Put back on medium high heat and add lime juice, Worcestershire sauce, brown and white sugar, pineapple juice and water. Cook until mixture is reduced by half.

In a small bowl, make cornstarch slurry by combining cornstarch and water (1 to 2 ratio of cornstarch to water). Add cornstarch slurry to your sauce to thicken your sauce, and set sauce aside.

Chicken wings:

Rinse wings under cold water then pat dry with paper towels.

In a large pot, heat oil to 400°.  Working in batches, fry chicken until deeply golden and cooked through, 4-8 minutes (depending on the size of the chicken wing).

Drain cooked chicken wing on a paper towel lined plate. Toss wings in Jamaican Jerk Sauce and serve.
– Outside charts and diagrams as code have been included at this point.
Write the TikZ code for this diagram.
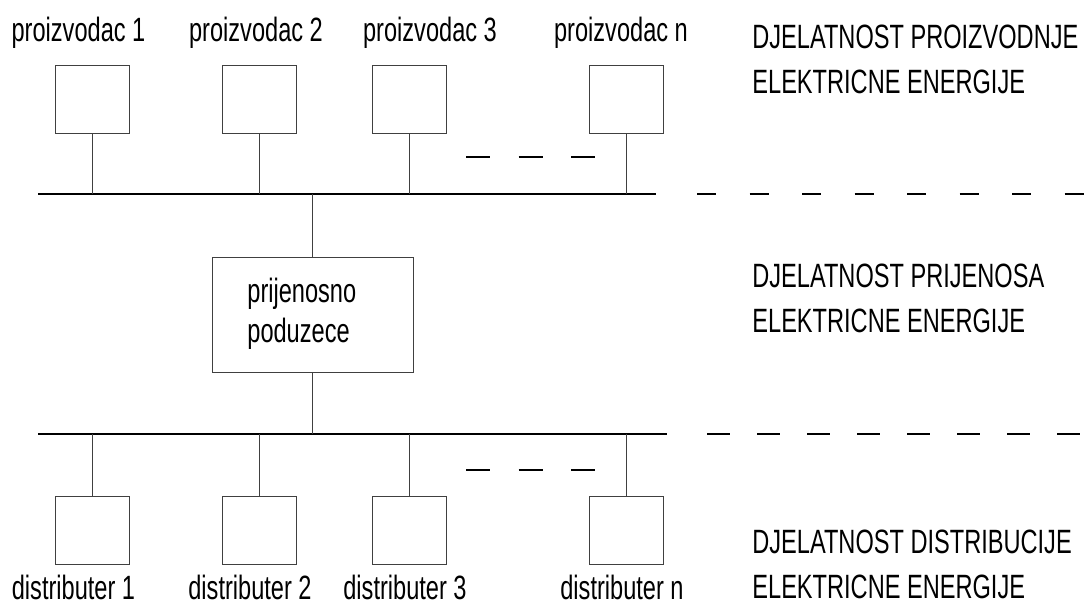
\documentclass[tikz,border=0pt]{standalone}
\usepackage{fontspec}
\setmainfont{Liberation Sans}[FakeStretch=0.7]
\usetikzlibrary{calc}

\tikzset{
  unit/.style={draw=black!75, line width=0.5pt, minimum width=37pt, minimum height=34pt, inner sep=0pt},
  bus/.style={line width=0.8pt},
  stem/.style={line width=0.5pt, black!75},
  gap/.style={line width=0.7pt},
  lbl/.style={inner sep=0pt, font=\fontsize{16.85}{22.5}\selectfont},
  sect/.style={lbl, anchor=base west, align=left}
}

\begin{document}
\begin{tikzpicture}[x=0.5pt,y=-0.5pt]
    \useasboundingbox (0,0) rectangle (1089,605);

    % sabirnice
    \coordinate (tbL) at (38,194);
    \coordinate (tbR) at (656,194);
    \coordinate (bbL) at (38,434);
    \coordinate (bbR) at (667,434);
    \draw[bus] (tbL) -- (tbR);
    \draw[bus] (bbL) -- (bbR);

    % proizvodaci
    \foreach \i/\x/\t in {1/92/78.5,2/259.5/256,3/409/430,n/626/621}{
      \node[unit] (p\i) at (\x,99) {};
      \node[lbl, anchor=base] (pl\i) at (\t,41) {proizvodac \i};
      \draw[stem] (p\i) -- (p\i |- tbL);
    }

    % distributeri
    \foreach \i/\x/\t in {1/92/73.5,2/259.5/250,3/409/405,n/626/622}{
      \node[unit] (d\i) at (\x,530) {};
      \node[lbl, anchor=base] (dl\i) at (\t,599) {distributer \i};
      \draw[stem] (d\i) -- (d\i |- bbL);
    }

    % prijenos
    \node[draw=black!75, line width=0.5pt, minimum width=100.5pt, minimum height=57.5pt, inner sep=0pt] (tr) at (312.5,314.5) {};
    \node[lbl, anchor=base west, align=left, font=\fontsize{16.85}{20}\selectfont] (trl) at (247,342) {prijenosno\\poduzece};
    \draw[stem] (tr) -- (tr |- tbL);
    \draw[stem] (tr) -- (tr |- bbL);

    % isprekidano
    \coordinate (tg1) at (466,157);
    \coordinate (tg2) at (595,157);
    \coordinate (bg1) at (466,470);
    \coordinate (bg2) at (595,470);
    \draw[gap, dash pattern=on 12pt off 14.25pt] (tg1) -- (tg2);
    \draw[gap, dash pattern=on 12pt off 14.25pt] (bg1) -- (bg2);
    \coordinate (tr1) at (697,194);
    \coordinate (tr2) at (1089,194);
    \coordinate (br1) at (707,434);
    \coordinate (br2) at (1089,434);
    \draw[gap, dash pattern=on 9.5pt off 16.75pt] (tr1) -- (tr2);
    \draw[gap, dash pattern=on 11.5pt off 13.5pt] (br1) -- (br2);

    % djelatnosti
    \node[sect] (s1) at (752,93) {DJELATNOST PROIZVODNJE\\ELEKTRICNE ENERGIJE};
    \node[sect] (s2) at (752,332) {DJELATNOST PRIJENOSA\\ELEKTRICNE ENERGIJE};
    \node[sect] (s3) at (752,598) {DJELATNOST DISTRIBUCIJE\\ELEKTRICNE ENERGIJE};

\end{tikzpicture}
\end{document}
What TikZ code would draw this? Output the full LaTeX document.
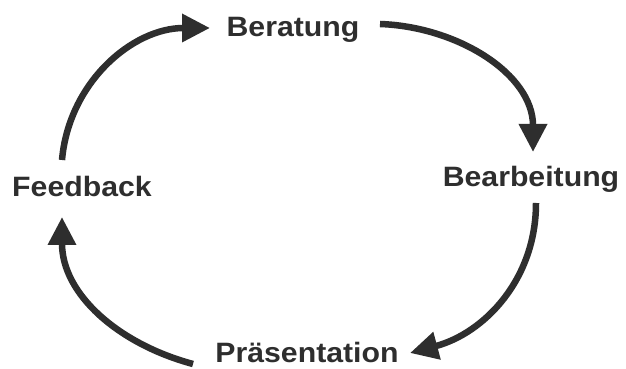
\documentclass[tikz,border=0pt]{standalone}
\usepackage{fontspec}
\setmainfont{Liberation Sans}[FakeStretch=1.08]
\usetikzlibrary{arrows.meta,calc}
\definecolor{ink}{HTML}{2E2E2E}
\begin{document}
\begin{tikzpicture}[x=1pt,y=1pt,
  lbl/.style={text=ink,font=\fontsize{28}{30}\selectfont\bfseries,inner sep=0pt,text height=20pt,text depth=0pt,anchor=center},
  arr/.style={draw=ink,line width=6.5pt,-{Triangle[length=28pt,width=27pt]}}]
\useasboundingbox[fill=white] (0,0) rectangle (626,369);
\node[lbl] (beratung) at (293,342) {Beratung};
\node[lbl] (bearbeitung) at (531,192) {Bearbeitung};
\node[lbl] (feedback) at (82,182) {Feedback};
\node[lbl] (praes) at (307,16) {Präsentation};
\draw[arr] ($(feedback)+(-20,27)$) to[out=85,in=180] ($(beratung)+(-83,-1)$);
\draw[arr] ($(beratung)+(87,3)$) to[out=-2,in=90] ($(bearbeitung)+(2,25)$);
\draw[arr] ($(bearbeitung)+(5,-26)$) to[out=-90,in=15] ($(praes)+(103,0)$);
\draw[arr] ($(praes)+(-114,-11)$) to[out=165,in=-90] ($(feedback)+(-20,-30)$);
\end{tikzpicture}
\end{document}
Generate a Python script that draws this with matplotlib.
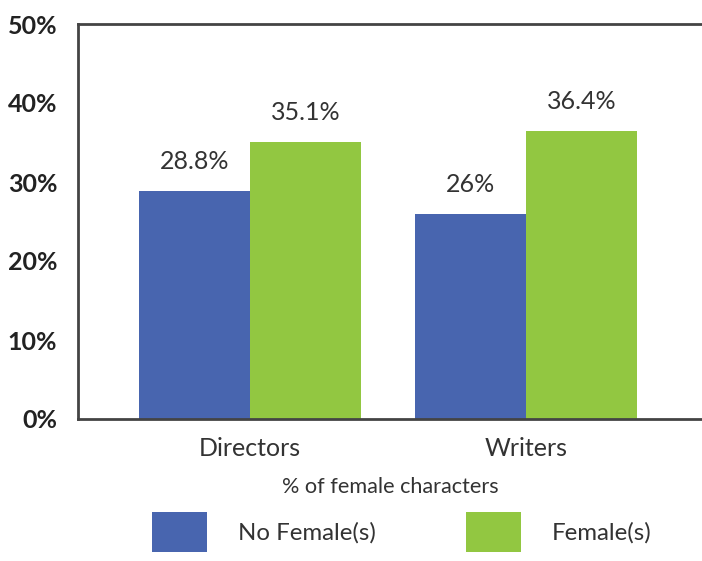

* This pepper is extremely hot and adds a great fruity spicy flavor. Use gloves and glasses when chopping the habanero chili (or when handling any hot peppers, but especially those at the top end of the pepper scale). If you work gloveless, it’s a guarantee that you’re in for a nasty case of chili burn, both on your fingers and anywhere you rub. The gloves are going to protect your fingers but touching any part of your body with the gloves after you’ve handled habaneros can again lead to severe chili burn. Resist any urge to rub your eyes. Wash your hands thoroughly after handling the peppers.